WHAT YOU NEED TO DO:
All the data should be repeated exactly. Any image in it is left out.

SUPPLIED MATERIAL:
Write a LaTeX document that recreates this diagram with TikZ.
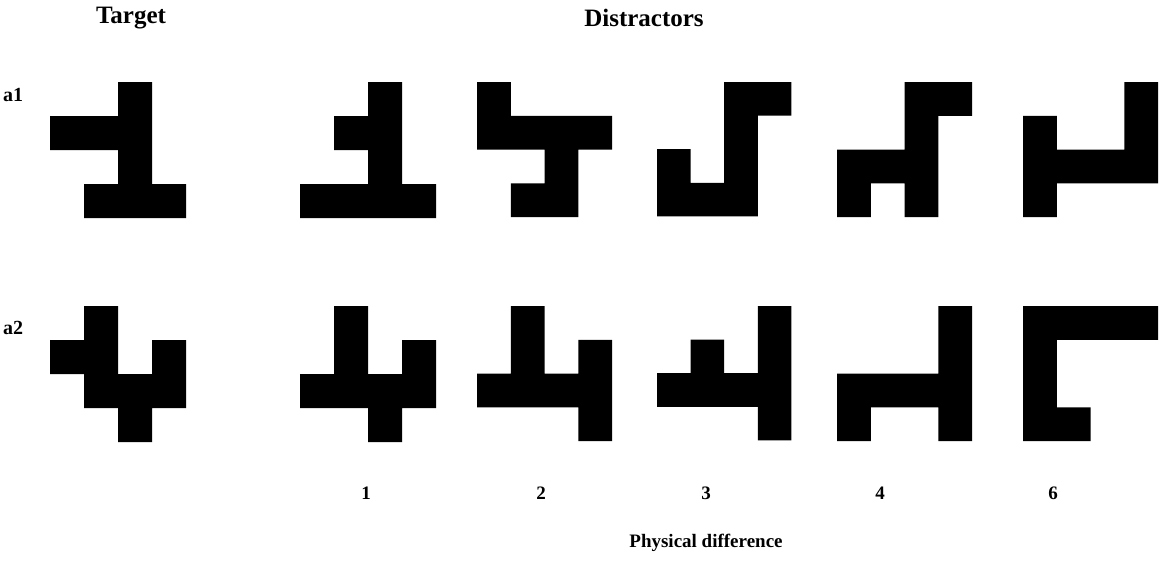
\documentclass[tikz,border=0pt]{standalone}
\usepackage{fontspec}
\setmainfont{Liberation Serif}
\begin{document}
\begin{tikzpicture}[x=1pt,y=-1pt,
  lbl/.style={font=\fontsize{20}{24}\selectfont\bfseries, inner sep=0pt, anchor=center},
  head/.style={font=\fontsize{25}{30}\selectfont\bfseries, inner sep=0pt, anchor=center},
  foot/.style={font=\fontsize{19}{23}\selectfont\bfseries, inner sep=0pt, anchor=center},
  shapefill/.style={fill=black}]
\useasboundingbox (0,0) rectangle (1166,563);
\newcommand\pshape[4]{\fill[shapefill] \foreach \c/\r in {#4} { (#1+\c*#3, #2+\r*#3) rectangle ++(#3,#3) };}
% headers
\node[head] (target) at (131,18) {Target};
\node[head] (distr) at (644,18) {Distractors};
\node[lbl] (a1) at (13,95) {a1};
\node[lbl] (a2) at (13,328) {a2};
% row a1
\pshape{50}{82}{34}{2/0,0/1,1/1,2/1,2/2,1/3,2/3,3/3}
\pshape{300}{82}{34}{2/0,1/1,2/1,2/2,0/3,1/3,2/3,3/3}
\pshape{477}{82}{33.75}{0/0,0/1,1/1,2/1,3/1,2/2,1/3,2/3}
\pshape{657}{82}{33.6}{2/0,3/0,2/1,0/2,2/2,0/3,1/3,2/3}
\pshape{837}{82}{33.75}{2/0,3/0,2/1,0/2,1/2,2/2,0/3,2/3}
\pshape{1023}{82}{33.75}{3/0,0/1,3/1,0/2,1/2,2/2,3/2,0/3}
% row a2
\pshape{50}{306}{34}{1/0,0/1,1/1,3/1,1/2,2/2,3/2,2/3}
\pshape{300}{306}{34}{1/0,1/1,3/1,0/2,1/2,2/2,3/2,2/3}
\pshape{477}{306}{33.75}{1/0,1/1,3/1,0/2,1/2,2/2,3/2,3/3}
\pshape{657}{306}{33.6}{3/0,1/1,3/1,0/2,1/2,2/2,3/2,3/3}
\pshape{837}{306}{33.75}{3/0,3/1,0/2,1/2,2/2,3/2,0/3,3/3}
\pshape{1023}{306}{33.75}{0/0,1/0,2/0,3/0,0/1,0/2,0/3,1/3}
% numbers
\node[foot] (n1) at (366,493) {1};
\node[foot] (n2) at (541,493) {2};
\node[foot] (n3) at (706,493) {3};
\node[foot] (n4) at (880,493) {4};
\node[foot] (n6) at (1053,493) {6};
\node[foot] (phys) at (706,543) {Physical difference};
\end{tikzpicture}
\end{document}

WORKED ANSWER:
Write a LaTeX document that recreates this diagram with TikZ.
\documentclass[tikz,border=0pt]{standalone}
\usepackage{fontspec}
\setmainfont{Liberation Serif}
\begin{document}
\begin{tikzpicture}[x=1pt,y=-1pt,
  lbl/.style={font=\fontsize{20}{24}\selectfont\bfseries, inner sep=0pt, anchor=center},
  head/.style={font=\fontsize{25}{30}\selectfont\bfseries, inner sep=0pt, anchor=center},
  foot/.style={font=\fontsize{19}{23}\selectfont\bfseries, inner sep=0pt, anchor=center},
  shapefill/.style={fill=black}]
\useasboundingbox (0,0) rectangle (1166,563);
\newcommand\pshape[4]{\fill[shapefill] \foreach \c/\r in {#4} { (#1+\c*#3, #2+\r*#3) rectangle ++(#3,#3) };}
% headers
\node[head] (target) at (131,18) {Target};
\node[head] (distr) at (644,18) {Distractors};
\node[lbl] (a1) at (13,95) {a1};
\node[lbl] (a2) at (13,328) {a2};
% row a1
\pshape{50}{82}{34}{2/0,0/1,1/1,2/1,2/2,1/3,2/3,3/3}
\pshape{300}{82}{34}{2/0,1/1,2/1,2/2,0/3,1/3,2/3,3/3}
\pshape{477}{82}{33.75}{0/0,0/1,1/1,2/1,3/1,2/2,1/3,2/3}
\pshape{657}{82}{33.6}{2/0,3/0,2/1,0/2,2/2,0/3,1/3,2/3}
\pshape{837}{82}{33.75}{2/0,3/0,2/1,0/2,1/2,2/2,0/3,2/3}
\pshape{1023}{82}{33.75}{3/0,0/1,3/1,0/2,1/2,2/2,3/2,0/3}
% row a2
\pshape{50}{306}{34}{1/0,0/1,1/1,3/1,1/2,2/2,3/2,2/3}
\pshape{300}{306}{34}{1/0,1/1,3/1,0/2,1/2,2/2,3/2,2/3}
\pshape{477}{306}{33.75}{1/0,1/1,3/1,0/2,1/2,2/2,3/2,3/3}
\pshape{657}{306}{33.6}{3/0,1/1,3/1,0/2,1/2,2/2,3/2,3/3}
\pshape{837}{306}{33.75}{3/0,3/1,0/2,1/2,2/2,3/2,0/3,3/3}
\pshape{1023}{306}{33.75}{0/0,1/0,2/0,3/0,0/1,0/2,0/3,1/3}
% numbers
\node[foot] (n1) at (366,493) {1};
\node[foot] (n2) at (541,493) {2};
\node[foot] (n3) at (706,493) {3};
\node[foot] (n4) at (880,493) {4};
\node[foot] (n6) at (1053,493) {6};
\node[foot] (phys) at (706,543) {Physical difference};
\end{tikzpicture}
\end{document}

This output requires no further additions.